If you are on well water and you have very acidic water, that can cause pinhole leaks. I’m on well water and my pipes (copper) were being eroded from very acidic water (pH=5.5), although I didn’t experience pinhole leaks, but the pipes were thinning.

If you are on well water, I would get it tested. You could add an acid neutralizing filter (I did) and it will stop the erosion. But if you are on municipal water instead, then acidic water wouldn’t be your problem.

Pilot Dane Group Moderator

I have to disagree. Where I live, copper pipes are a big problem. The water chemistry dissolves/erodes copper over time, thinning the pipes from the inside out. Eventually leaks start becoming more and more frequent. The only solution is to replace all the plumbing since the water is attacking all the copper piping in the house. This is generally easy to spot by any decent plumber as the metal in the pipes can become paper-thin.

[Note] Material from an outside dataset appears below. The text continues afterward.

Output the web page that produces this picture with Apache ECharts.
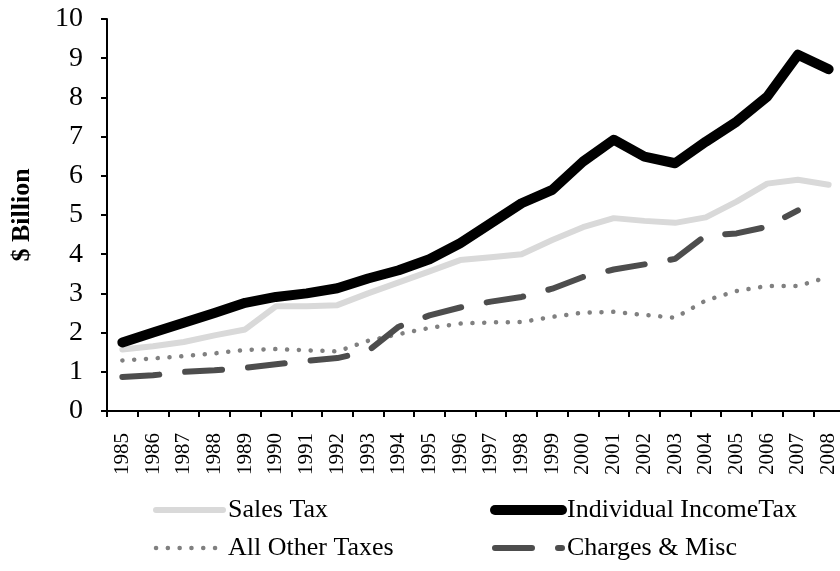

Another possibility is that you are simply having bad luck and it's just a semi-random leak. Fixing that leak might keep things good for a long time.

Then, there is yet another situation where copper pipes can be eroded from the inside by installation errors such as not deburring the cut ends of the pipe and the flux used when soldering the pipes. Unfortunately, these situations can affect the whole house and replacing all the piping might be the best solution. When replacing any piping, my choice is PEX. It's not affected by water chemistry, is easy to install, and is highly resistant to damage from freezing.

Viriliter_Agite Member

Another vote for a PEX upgrade. You'll never feel right fixing the ceiling and wondering when the next leak will occur.

Bluebellabodhi Member

Thanks, everyone. All good advice, even though (of course) some of it is contradictory. I like the water leak monitor. I have to find out more about that.